One of them was a cleaner at the senior center. “The officers at the senior center called and wanted to work with us,” Woodbury said.

He stated that Nancy Renckens, who recently expressed concerns to the OBSERVER about conditions at the center, is not an officer there.

Woodbury said the city’s contract with the senior center does not require it to clean the center. However, “we’re working with them to figure it out,” he said. “We want to help where we can but we don’t want to spend money that’s not properly appropriated.”

The DPW director also touched on water issues. He said that a rate increase under consideration would actually be enacted by the North County Water District. The city has a contract with the district to be its sole water supplier.
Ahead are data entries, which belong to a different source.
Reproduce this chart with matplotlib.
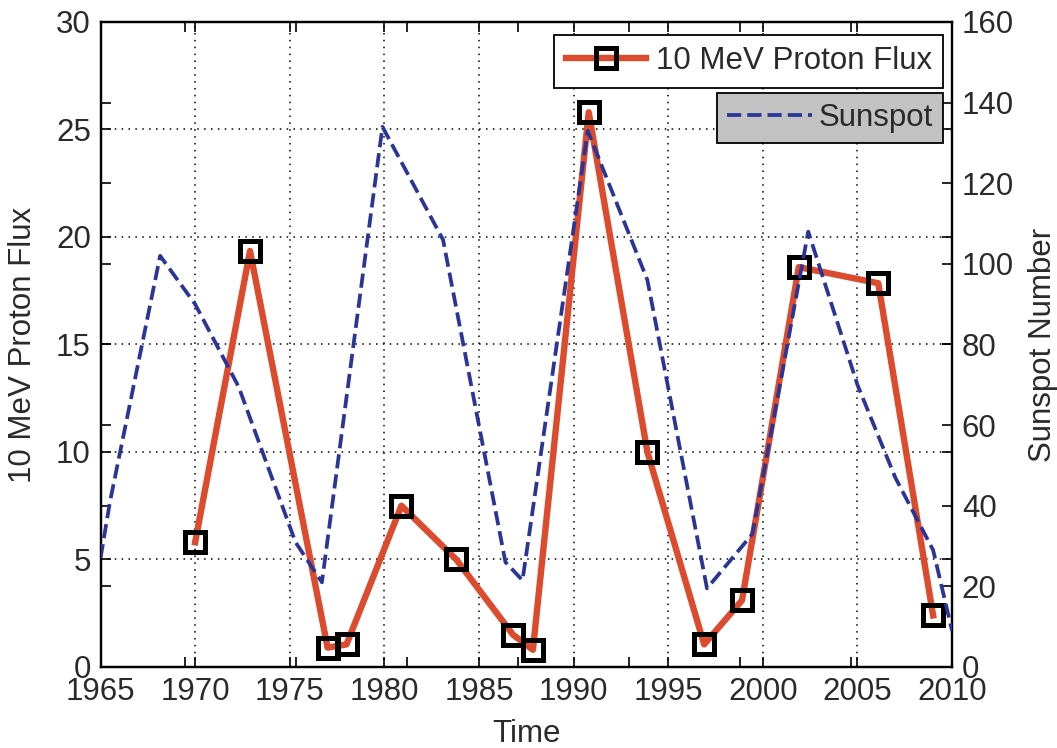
import numpy as np
import matplotlib
matplotlib.use("Agg")
import matplotlib.pyplot as plt

plt.rcParams['font.family'] = ['Liberation Sans', 'DejaVu Sans']

# 10 MeV proton flux (left axis)
flux_years = [1970.0, 1972.9, 1977.0, 1978.0, 1980.9, 1983.8, 1986.8, 1987.85,
              1990.8, 1993.9, 1996.9, 1998.9, 2001.9, 2006.1, 2009.0]
flux_values = [5.8, 19.35, 0.9, 1.05, 7.5, 5.0, 1.5, 0.8,
               25.8, 10.0, 1.05, 3.1, 18.6, 17.85, 2.4]

# Sunspot number (right axis)
sunspot_years = [1965.0, 1965.5, 1968.15, 1970.0, 1972.3, 1975.3, 1976.7, 1979.9,
                 1983.1, 1986.4, 1987.3, 1990.75, 1993.9, 1997.05, 1999.45,
                 2002.4, 2005.0, 2007.0, 2009.0, 2010.0]
sunspot_values = [27, 41, 102, 90, 69.5, 31, 21, 134,
                  106, 26, 21.5, 133, 96, 19.5, 33,
                  108, 70, 47, 29, 9]

x_ticks = list(range(1965, 2011, 5))
flux_ticks = list(range(0, 31, 5))
sunspot_ticks = list(range(0, 161, 20))

text_color = '#2a2a2a'
fs = 22.5

fig = plt.figure(figsize=(10.57, 7.48), dpi=100)
ax = fig.add_axes([0.0951, 0.1083, 0.8056, 0.8623])
ax2 = ax.twinx()

h1, = ax.plot(flux_years, flux_values, color='#dc4b2d', lw=4.6, marker='s', ms=14,
              mfc='none', mec='k', mew=3.6, zorder=3)
h2, = ax2.plot(sunspot_years, sunspot_values, color='#2a3598', lw=2.7, ls='--',
               dashes=(3.8, 1.6), zorder=3)

ax.set_xlim(1965, 2010)
ax.set_ylim(0, 30)
ax2.set_ylim(0, 160)
ax.set_xticks(x_ticks)
ax.set_yticks(flux_ticks)
ax2.set_yticks(sunspot_ticks)

# secondary x tick marks carried by the overlaid axes
ax.set_xticks(np.arange(1969.46, 2010, 5.87), minor=True)

ax.grid(True, which='major', linestyle=(0, (1, 3.5)), color='k', lw=1.1)
ax.set_axisbelow(True)

for a in (ax, ax2):
    a.tick_params(which='both', direction='in', length=7, width=1.2,
                  labelsize=fs, labelcolor=text_color, color='k')
    for s in a.spines.values():
        s.set_linewidth(1.6)
ax.tick_params(axis='x', which='both', top=True, pad=7)
ax.tick_params(axis='y', right=True, pad=7)
ax2.tick_params(axis='y', left=True, labelleft=False, pad=7)

ax.set_xlabel('Time', fontsize=fs, color=text_color, labelpad=9)
ax.set_ylabel('10 MeV Proton Flux', fontsize=fs, color=text_color, labelpad=13)
ax2.set_ylabel('Sunspot Number', fontsize=fs, color=text_color, labelpad=10)

leg1 = ax2.legend([h1], ['10 MeV Proton Flux'], loc='upper right',
                  bbox_to_anchor=(943 / 1057, 1 - 35 / 748),
                  bbox_transform=fig.transFigure, fontsize=fs, fancybox=False,
                  edgecolor='k', framealpha=1, facecolor='white', borderpad=0.36,
                  borderaxespad=0, handlelength=2.56, handletextpad=0.32,
                  numpoints=1)
leg1.get_frame().set_linewidth(1.3)
for t in leg1.get_texts():
    t.set_color(text_color)
ax2.add_artist(leg1)

leg2 = ax2.legend([h2], ['Sunspot'], loc='upper right',
                  bbox_to_anchor=(943 / 1057, 1 - 93 / 748),
                  bbox_transform=fig.transFigure, fontsize=fs, fancybox=False,
                  edgecolor='k', framealpha=1, facecolor='#c2c2c2', borderpad=0.32,
                  borderaxespad=0, handlelength=2.72, handletextpad=0.2)
leg2.get_frame().set_linewidth(1.3)
for t in leg2.get_texts():
    t.set_color(text_color)

fig.savefig('out.png', dpi=100)
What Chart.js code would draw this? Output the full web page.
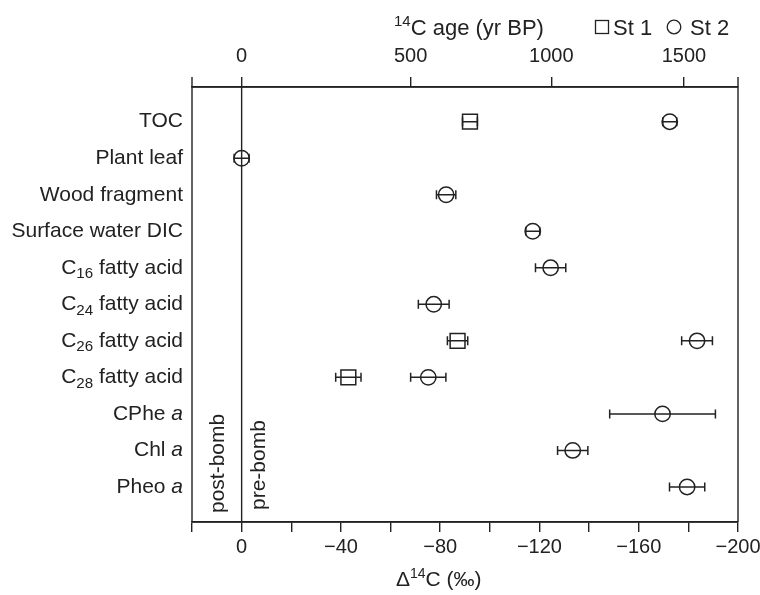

Woodbury offered the opinion that stakeholders in the 40-year contract should not work to change it, but work within it. “I don’t think we should touch it because it’s guaranteed income for the city and it’s fair,” he said.

The water district uses a formula from SUNY Fredonia economics professor Peter Reinelt to come up with the rate. “It’s a very intricate, involved formula. It takes up six pages of the contract,” said city Treasurer Mark Woods.

“It’s a formula that makes sense if you have a Ph.D in economics,” Woodbury said.

Reinelt is closely eyeing lines in the city’s water fund as he comes up with an updated formula, Woodbury added.

“We all know prices are getting higher. If the formula doesn’t spit out something higher, I’ll scratch my head and say, ‘What’s going on?’,” he said.

Two more tidbits from Woodbury:

— He wants to charge an 14% administrative fee every time DPW has to assist with vehicle accidents.

— The city still has $500,000 left over from last year’s Consolidated Local Street and Highway Improvement (CHIPS) grant by the state. That’s because last winter was relatively light and the roads didn’t need a great deal of spring repair, Woodbury said.

However, with a colder and wetter winter this year, he anticipates that the extra money will be needed this spring.